San Francisco City Attorney Dennis Herrera and lawyers from the National Center for Lesbian Rights both promised to appeal to the state high court.

Herrera said, "This is a disappointing ruling but it is only the second round in what we have always known would be a three-round fight."

Herrera said, "We look forward to making our case in the California Supreme Court and we are confident we will succeed."

San Francisco Mayor Gavin Newsom also commented on the ruling at a news conference today at City Hall. He said the decision was "a bit disappointing" but "not shocking."

"This is inevitably going to the Supreme Court," Newsom said. "That's where it ultimately belongs. It doesn't belong, respectfully, to the majority."

In the first round of the case, San Francisco Superior Court Richard Kramer ruled last year that same-sex couples had a right to marry. Today's decision overturns that ruling.

National Center for Lesbian Rights attorney Shannon Minter, who represents 12 gay and lesbian couples, said, "We are optimistic that the California Supreme Court will affirm the trial court's historic ruling and strike down one of the last remaining laws to discriminate against an entire group of people in this state.''

The state laws were defended by California Attorney General Bill Lockyer.

Lockyer spokesman Nathan Barankin said today that the court agreed with Lockyer that "a fundamental policy change is a decision best left to the voters and the Legislature."

Barankin said, "Our position from the beginning has been that the law will remain uncertain until the California Supreme Court has a chance to review it or to make a determination not to review it. The state attorney general's office will continue to defend state law."

The decision was made in six consolidated lawsuits.

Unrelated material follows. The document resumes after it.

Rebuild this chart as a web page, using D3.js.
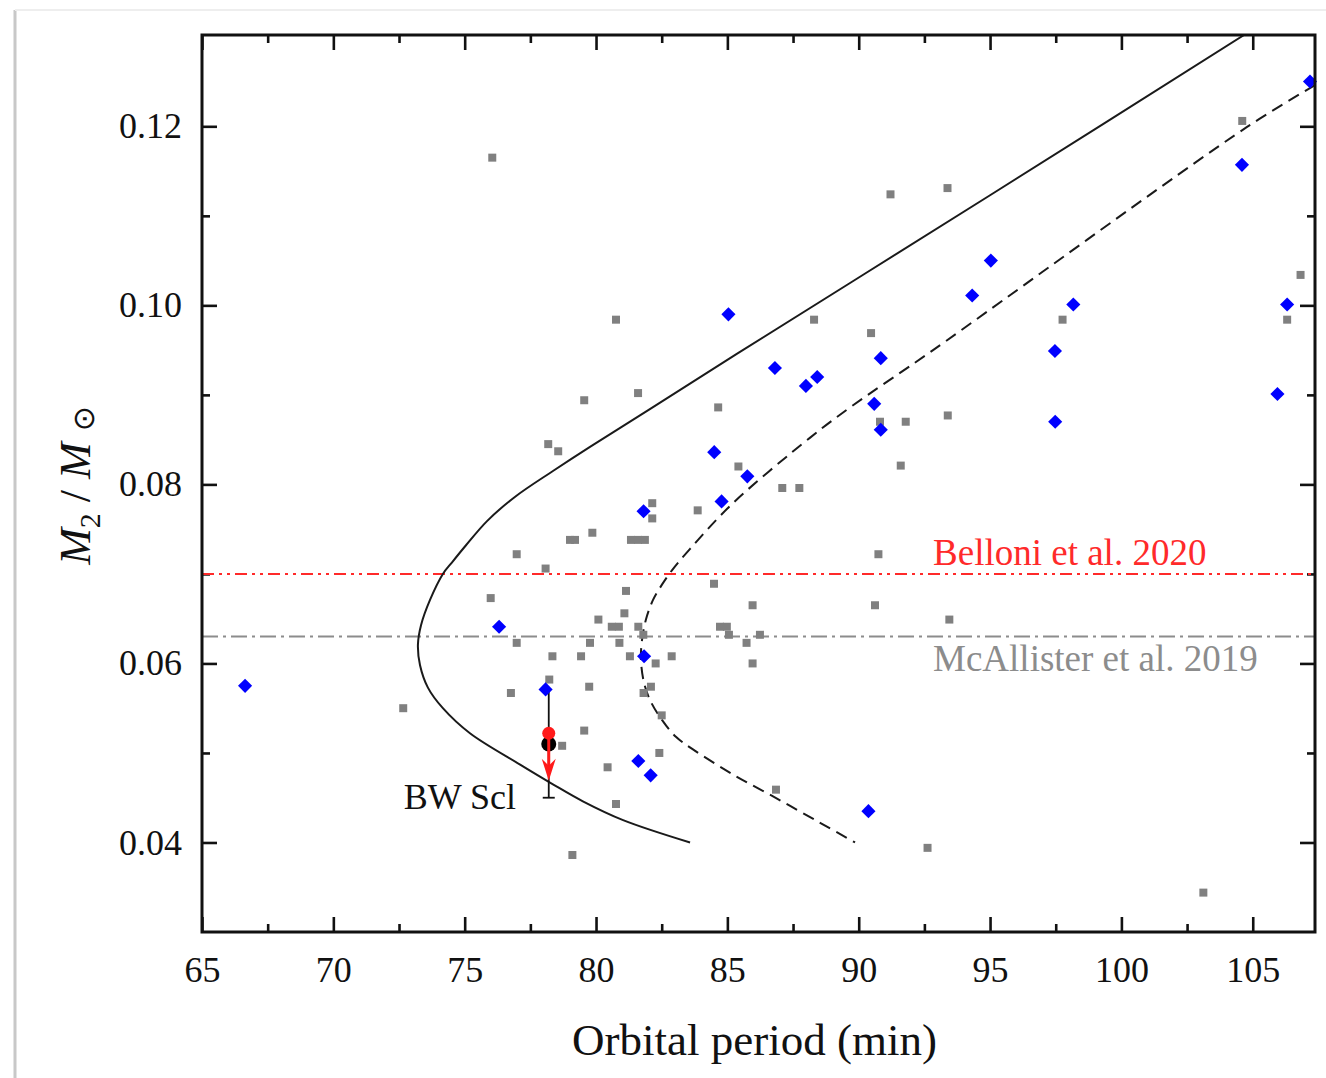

Four of the lawsuits, filed by the city of San Francisco and a total of 20 same-sex couples, supported same-sex marriage. Two other suits filed by traditional values groups opposed it.

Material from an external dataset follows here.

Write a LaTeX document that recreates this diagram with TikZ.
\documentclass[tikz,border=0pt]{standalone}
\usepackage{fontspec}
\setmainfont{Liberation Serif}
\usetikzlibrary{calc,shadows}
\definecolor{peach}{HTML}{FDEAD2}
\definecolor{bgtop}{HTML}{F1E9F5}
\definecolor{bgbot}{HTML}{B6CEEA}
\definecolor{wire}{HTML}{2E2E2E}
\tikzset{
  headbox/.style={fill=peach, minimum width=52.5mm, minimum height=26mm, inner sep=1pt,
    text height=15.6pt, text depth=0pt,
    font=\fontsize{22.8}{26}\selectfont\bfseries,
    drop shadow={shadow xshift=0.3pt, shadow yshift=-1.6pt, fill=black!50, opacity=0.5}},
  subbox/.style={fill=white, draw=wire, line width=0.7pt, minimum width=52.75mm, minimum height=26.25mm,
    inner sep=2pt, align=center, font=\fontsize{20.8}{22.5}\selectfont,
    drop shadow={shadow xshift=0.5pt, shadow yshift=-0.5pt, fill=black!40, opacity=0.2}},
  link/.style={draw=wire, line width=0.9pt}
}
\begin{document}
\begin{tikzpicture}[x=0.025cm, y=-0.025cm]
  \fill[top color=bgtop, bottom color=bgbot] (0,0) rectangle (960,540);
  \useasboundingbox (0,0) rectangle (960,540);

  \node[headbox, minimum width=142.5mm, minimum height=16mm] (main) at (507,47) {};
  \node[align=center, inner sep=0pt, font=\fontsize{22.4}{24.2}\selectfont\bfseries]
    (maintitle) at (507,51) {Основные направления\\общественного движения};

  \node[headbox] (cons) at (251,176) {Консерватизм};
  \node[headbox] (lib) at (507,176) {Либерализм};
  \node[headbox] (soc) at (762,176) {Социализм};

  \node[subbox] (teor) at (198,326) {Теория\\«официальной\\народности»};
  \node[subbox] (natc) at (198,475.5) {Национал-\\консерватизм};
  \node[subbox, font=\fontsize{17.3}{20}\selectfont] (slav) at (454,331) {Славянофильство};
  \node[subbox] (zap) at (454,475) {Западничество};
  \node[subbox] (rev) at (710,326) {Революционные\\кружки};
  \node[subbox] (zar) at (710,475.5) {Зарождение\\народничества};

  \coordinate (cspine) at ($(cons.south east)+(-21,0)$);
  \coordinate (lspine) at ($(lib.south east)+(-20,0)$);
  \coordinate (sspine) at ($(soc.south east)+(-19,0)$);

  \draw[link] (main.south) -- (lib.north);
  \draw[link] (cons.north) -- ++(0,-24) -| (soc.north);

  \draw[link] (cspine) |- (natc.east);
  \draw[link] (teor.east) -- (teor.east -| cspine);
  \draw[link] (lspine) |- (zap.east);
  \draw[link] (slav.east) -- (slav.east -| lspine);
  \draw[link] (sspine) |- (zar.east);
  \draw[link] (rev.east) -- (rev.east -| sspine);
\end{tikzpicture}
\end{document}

Glen Lavy, a lawyer for one of those groups, the Proposition 22 Legal Defense and Education fund, said, "The court today recognized that political special interests shouldn't trump what's in the best interest of families and children."

Proposition 22 was a state voter initiative defining marriage as being between a man and a woman.

Lavy said, "No matter how many times activists try to redefine it, marriage means one man and one woman. Everything else is counterfeit."

Molly McKay, media director of Marriage Equality USA, a gay rights group, said, "Though we are disappointed, we always knew this issue was going to be decided by the California Supreme Court."